*THE PROBLEM*: Copy the material that follows word for word and omit its pictures.

######

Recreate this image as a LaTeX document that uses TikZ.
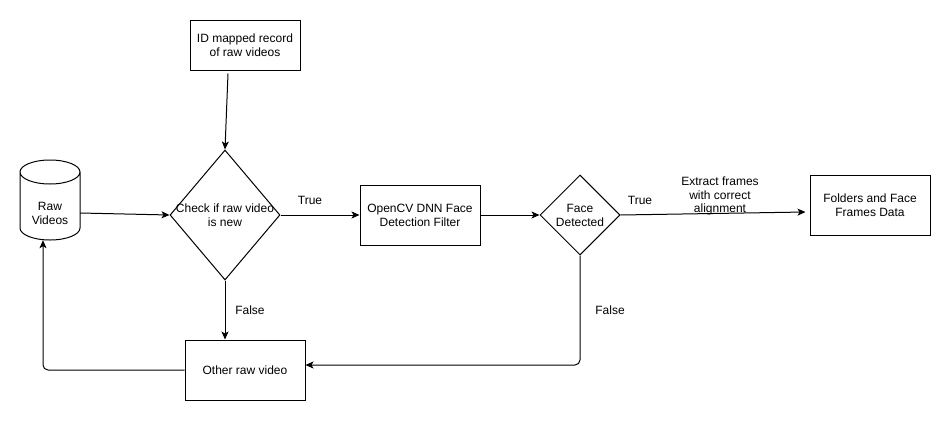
\documentclass[tikz,border=0pt]{standalone}
\usepackage{fontspec}
\setmainfont{Liberation Sans}
\usetikzlibrary{arrows.meta,shapes.geometric,calc}
\begin{document}
\begin{tikzpicture}[x=1pt,y=1pt,
  every node/.style={font=\fontsize{12pt}{14pt}\selectfont, text=black},
  box/.style={draw, line width=1pt, rectangle, inner sep=0pt, align=center},
  dia/.style={draw, line width=1pt, diamond, inner sep=0pt},
  txt/.style={align=center, inner sep=0pt},
  lbl/.style={align=center, inner sep=0pt},
  conn/.style={line width=1pt, -{Stealth[length=8pt,width=7pt,inset=2pt]}},
]
\useasboundingbox (0,0) rectangle (951,-421);
% cylinder
\node[inner sep=0pt, minimum width=60pt, minimum height=80pt] (raw) at (50,-200) {};
\draw[line width=1pt] (20,-172) -- (20,-228) arc[start angle=180,end angle=360,x radius=30,y radius=12]
  -- (80,-172) arc[start angle=0,end angle=180,x radius=30,y radius=12]
  arc[start angle=180,end angle=360,x radius=30,y radius=12];
\node[txt] (rawtxt) at (50,-213) {Raw\\Videos};
% boxes
\node[box, minimum width=110pt, minimum height=50pt] (id) at (245,-45) {ID mapped record\\of raw videos};
\node[dia, minimum width=110pt, minimum height=130pt] (check) at (225,-215) {};
\node[txt] (checktxt) at (225,-215) {Check if raw video\\is new};
\node[box, minimum width=120pt, minimum height=60pt] (cv) at (420,-215) {OpenCV DNN Face\\Detection Filter};
\node[dia, minimum width=80pt, minimum height=80pt] (face) at (580,-215) {};
\node[txt] (facetxt) at (580,-215) {Face\\Detected};
\node[box, minimum width=120pt, minimum height=60pt] (fold) at (870,-205) {Folders and Face\\Frames Data};
\node[box, minimum width=120pt, minimum height=60pt] (other) at (245,-370) {Other raw video};
% labels
\node[lbl] (t1) at (310,-200) {True};
\node[lbl] (t2) at (640,-200) {True};
\node[lbl] (f1) at (250,-310) {False};
\node[lbl] (f2) at (610,-310) {False};
\node[lbl, font=\fontsize{12pt}{13.5pt}\selectfont] (ext) at (720,-196) {Extract frames\\with correct\\alignment};
% connectors
\draw[conn] ([xshift=-17pt,yshift=-3pt]id.south) -- (check.north);
\draw[conn] ([yshift=-13pt]raw.east) -- (check.west);
\draw[conn] (check.east) -- (cv.west);
\draw[conn] (cv.east) -- (face.west);
\coordinate (foldin) at ([xshift=-4pt,yshift=-7pt]fold.west);
\draw[conn] (face.east) -- (foldin);
\draw[conn] (check.south) -- (check.south |- other.north);
\draw[conn, rounded corners=5pt] (face.south) |- ([yshift=5pt]other.east);
\draw[conn, rounded corners=5pt] (other.west) -| ([xshift=-7pt]raw.south);
\end{tikzpicture}
\end{document}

######

*TASK RESPONSE*:
Recreate this image as a LaTeX document that uses TikZ.
\documentclass[tikz,border=0pt]{standalone}
\usepackage{fontspec}
\setmainfont{Liberation Sans}
\usetikzlibrary{arrows.meta,shapes.geometric,calc}
\begin{document}
\begin{tikzpicture}[x=1pt,y=1pt,
  every node/.style={font=\fontsize{12pt}{14pt}\selectfont, text=black},
  box/.style={draw, line width=1pt, rectangle, inner sep=0pt, align=center},
  dia/.style={draw, line width=1pt, diamond, inner sep=0pt},
  txt/.style={align=center, inner sep=0pt},
  lbl/.style={align=center, inner sep=0pt},
  conn/.style={line width=1pt, -{Stealth[length=8pt,width=7pt,inset=2pt]}},
]
\useasboundingbox (0,0) rectangle (951,-421);
% cylinder
\node[inner sep=0pt, minimum width=60pt, minimum height=80pt] (raw) at (50,-200) {};
\draw[line width=1pt] (20,-172) -- (20,-228) arc[start angle=180,end angle=360,x radius=30,y radius=12]
  -- (80,-172) arc[start angle=0,end angle=180,x radius=30,y radius=12]
  arc[start angle=180,end angle=360,x radius=30,y radius=12];
\node[txt] (rawtxt) at (50,-213) {Raw\\Videos};
% boxes
\node[box, minimum width=110pt, minimum height=50pt] (id) at (245,-45) {ID mapped record\\of raw videos};
\node[dia, minimum width=110pt, minimum height=130pt] (check) at (225,-215) {};
\node[txt] (checktxt) at (225,-215) {Check if raw video\\is new};
\node[box, minimum width=120pt, minimum height=60pt] (cv) at (420,-215) {OpenCV DNN Face\\Detection Filter};
\node[dia, minimum width=80pt, minimum height=80pt] (face) at (580,-215) {};
\node[txt] (facetxt) at (580,-215) {Face\\Detected};
\node[box, minimum width=120pt, minimum height=60pt] (fold) at (870,-205) {Folders and Face\\Frames Data};
\node[box, minimum width=120pt, minimum height=60pt] (other) at (245,-370) {Other raw video};
% labels
\node[lbl] (t1) at (310,-200) {True};
\node[lbl] (t2) at (640,-200) {True};
\node[lbl] (f1) at (250,-310) {False};
\node[lbl] (f2) at (610,-310) {False};
\node[lbl, font=\fontsize{12pt}{13.5pt}\selectfont] (ext) at (720,-196) {Extract frames\\with correct\\alignment};
% connectors
\draw[conn] ([xshift=-17pt,yshift=-3pt]id.south) -- (check.north);
\draw[conn] ([yshift=-13pt]raw.east) -- (check.west);
\draw[conn] (check.east) -- (cv.west);
\draw[conn] (cv.east) -- (face.west);
\coordinate (foldin) at ([xshift=-4pt,yshift=-7pt]fold.west);
\draw[conn] (face.east) -- (foldin);
\draw[conn] (check.south) -- (check.south |- other.north);
\draw[conn, rounded corners=5pt] (face.south) |- ([yshift=5pt]other.east);
\draw[conn, rounded corners=5pt] (other.west) -| ([xshift=-7pt]raw.south);
\end{tikzpicture}
\end{document}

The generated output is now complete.